+++ Dataset excerpt +++

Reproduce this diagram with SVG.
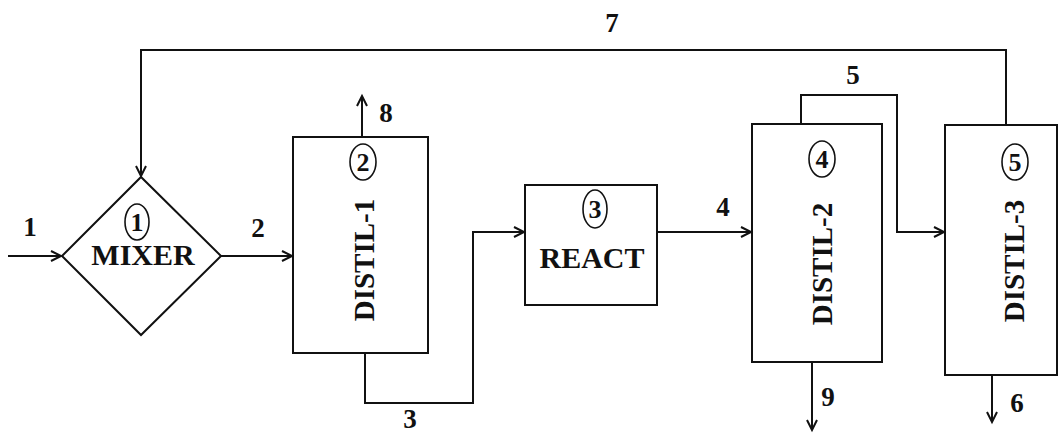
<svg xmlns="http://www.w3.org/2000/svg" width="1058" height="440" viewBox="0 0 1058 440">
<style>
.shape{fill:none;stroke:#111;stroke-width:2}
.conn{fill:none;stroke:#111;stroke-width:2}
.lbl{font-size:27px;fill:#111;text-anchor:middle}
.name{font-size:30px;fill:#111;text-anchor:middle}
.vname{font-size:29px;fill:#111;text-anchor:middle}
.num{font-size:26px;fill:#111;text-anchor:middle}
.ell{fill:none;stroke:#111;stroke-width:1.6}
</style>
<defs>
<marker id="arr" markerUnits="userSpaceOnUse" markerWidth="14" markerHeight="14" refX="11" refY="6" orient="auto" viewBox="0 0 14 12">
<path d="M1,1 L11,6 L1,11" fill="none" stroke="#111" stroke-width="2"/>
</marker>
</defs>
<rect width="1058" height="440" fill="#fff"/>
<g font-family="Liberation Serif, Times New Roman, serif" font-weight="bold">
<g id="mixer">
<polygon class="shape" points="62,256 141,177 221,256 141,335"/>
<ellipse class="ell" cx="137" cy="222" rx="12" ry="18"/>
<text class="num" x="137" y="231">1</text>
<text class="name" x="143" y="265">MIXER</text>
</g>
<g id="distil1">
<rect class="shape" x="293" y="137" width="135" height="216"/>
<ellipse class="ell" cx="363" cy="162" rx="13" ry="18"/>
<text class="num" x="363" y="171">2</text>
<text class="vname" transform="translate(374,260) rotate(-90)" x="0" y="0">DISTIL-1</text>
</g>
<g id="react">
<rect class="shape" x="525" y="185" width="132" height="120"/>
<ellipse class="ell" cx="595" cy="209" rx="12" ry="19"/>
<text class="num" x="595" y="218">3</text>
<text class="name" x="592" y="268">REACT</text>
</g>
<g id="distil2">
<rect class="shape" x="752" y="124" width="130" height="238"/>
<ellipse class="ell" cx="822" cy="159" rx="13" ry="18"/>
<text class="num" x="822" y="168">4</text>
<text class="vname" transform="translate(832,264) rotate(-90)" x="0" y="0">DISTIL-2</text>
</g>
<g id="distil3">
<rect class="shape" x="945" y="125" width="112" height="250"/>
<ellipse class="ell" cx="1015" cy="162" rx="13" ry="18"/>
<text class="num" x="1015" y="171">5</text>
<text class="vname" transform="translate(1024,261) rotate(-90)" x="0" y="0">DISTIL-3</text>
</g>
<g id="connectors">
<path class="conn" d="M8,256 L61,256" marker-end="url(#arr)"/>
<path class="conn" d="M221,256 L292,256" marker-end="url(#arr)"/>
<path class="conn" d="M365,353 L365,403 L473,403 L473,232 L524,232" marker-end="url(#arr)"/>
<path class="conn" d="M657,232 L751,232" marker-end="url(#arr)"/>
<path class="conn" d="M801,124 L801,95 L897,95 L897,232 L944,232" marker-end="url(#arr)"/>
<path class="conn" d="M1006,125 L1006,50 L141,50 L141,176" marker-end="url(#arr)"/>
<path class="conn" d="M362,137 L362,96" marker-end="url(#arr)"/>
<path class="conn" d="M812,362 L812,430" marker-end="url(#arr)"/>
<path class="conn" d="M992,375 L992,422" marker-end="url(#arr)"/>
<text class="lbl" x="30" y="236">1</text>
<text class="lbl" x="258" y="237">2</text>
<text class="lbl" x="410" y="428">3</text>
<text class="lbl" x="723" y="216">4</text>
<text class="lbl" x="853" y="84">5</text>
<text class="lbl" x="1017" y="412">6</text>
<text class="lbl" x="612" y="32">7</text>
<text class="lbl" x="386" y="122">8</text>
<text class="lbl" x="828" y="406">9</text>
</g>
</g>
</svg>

+++

Aim: Print the listing above in full, exactly as written. Omit any pictures.

Result of this task:
Reproduce this diagram with SVG.
<svg xmlns="http://www.w3.org/2000/svg" width="1058" height="440" viewBox="0 0 1058 440">
<style>
.shape{fill:none;stroke:#111;stroke-width:2}
.conn{fill:none;stroke:#111;stroke-width:2}
.lbl{font-size:27px;fill:#111;text-anchor:middle}
.name{font-size:30px;fill:#111;text-anchor:middle}
.vname{font-size:29px;fill:#111;text-anchor:middle}
.num{font-size:26px;fill:#111;text-anchor:middle}
.ell{fill:none;stroke:#111;stroke-width:1.6}
</style>
<defs>
<marker id="arr" markerUnits="userSpaceOnUse" markerWidth="14" markerHeight="14" refX="11" refY="6" orient="auto" viewBox="0 0 14 12">
<path d="M1,1 L11,6 L1,11" fill="none" stroke="#111" stroke-width="2"/>
</marker>
</defs>
<rect width="1058" height="440" fill="#fff"/>
<g font-family="Liberation Serif, Times New Roman, serif" font-weight="bold">
<g id="mixer">
<polygon class="shape" points="62,256 141,177 221,256 141,335"/>
<ellipse class="ell" cx="137" cy="222" rx="12" ry="18"/>
<text class="num" x="137" y="231">1</text>
<text class="name" x="143" y="265">MIXER</text>
</g>
<g id="distil1">
<rect class="shape" x="293" y="137" width="135" height="216"/>
<ellipse class="ell" cx="363" cy="162" rx="13" ry="18"/>
<text class="num" x="363" y="171">2</text>
<text class="vname" transform="translate(374,260) rotate(-90)" x="0" y="0">DISTIL-1</text>
</g>
<g id="react">
<rect class="shape" x="525" y="185" width="132" height="120"/>
<ellipse class="ell" cx="595" cy="209" rx="12" ry="19"/>
<text class="num" x="595" y="218">3</text>
<text class="name" x="592" y="268">REACT</text>
</g>
<g id="distil2">
<rect class="shape" x="752" y="124" width="130" height="238"/>
<ellipse class="ell" cx="822" cy="159" rx="13" ry="18"/>
<text class="num" x="822" y="168">4</text>
<text class="vname" transform="translate(832,264) rotate(-90)" x="0" y="0">DISTIL-2</text>
</g>
<g id="distil3">
<rect class="shape" x="945" y="125" width="112" height="250"/>
<ellipse class="ell" cx="1015" cy="162" rx="13" ry="18"/>
<text class="num" x="1015" y="171">5</text>
<text class="vname" transform="translate(1024,261) rotate(-90)" x="0" y="0">DISTIL-3</text>
</g>
<g id="connectors">
<path class="conn" d="M8,256 L61,256" marker-end="url(#arr)"/>
<path class="conn" d="M221,256 L292,256" marker-end="url(#arr)"/>
<path class="conn" d="M365,353 L365,403 L473,403 L473,232 L524,232" marker-end="url(#arr)"/>
<path class="conn" d="M657,232 L751,232" marker-end="url(#arr)"/>
<path class="conn" d="M801,124 L801,95 L897,95 L897,232 L944,232" marker-end="url(#arr)"/>
<path class="conn" d="M1006,125 L1006,50 L141,50 L141,176" marker-end="url(#arr)"/>
<path class="conn" d="M362,137 L362,96" marker-end="url(#arr)"/>
<path class="conn" d="M812,362 L812,430" marker-end="url(#arr)"/>
<path class="conn" d="M992,375 L992,422" marker-end="url(#arr)"/>
<text class="lbl" x="30" y="236">1</text>
<text class="lbl" x="258" y="237">2</text>
<text class="lbl" x="410" y="428">3</text>
<text class="lbl" x="723" y="216">4</text>
<text class="lbl" x="853" y="84">5</text>
<text class="lbl" x="1017" y="412">6</text>
<text class="lbl" x="612" y="32">7</text>
<text class="lbl" x="386" y="122">8</text>
<text class="lbl" x="828" y="406">9</text>
</g>
</g>
</svg>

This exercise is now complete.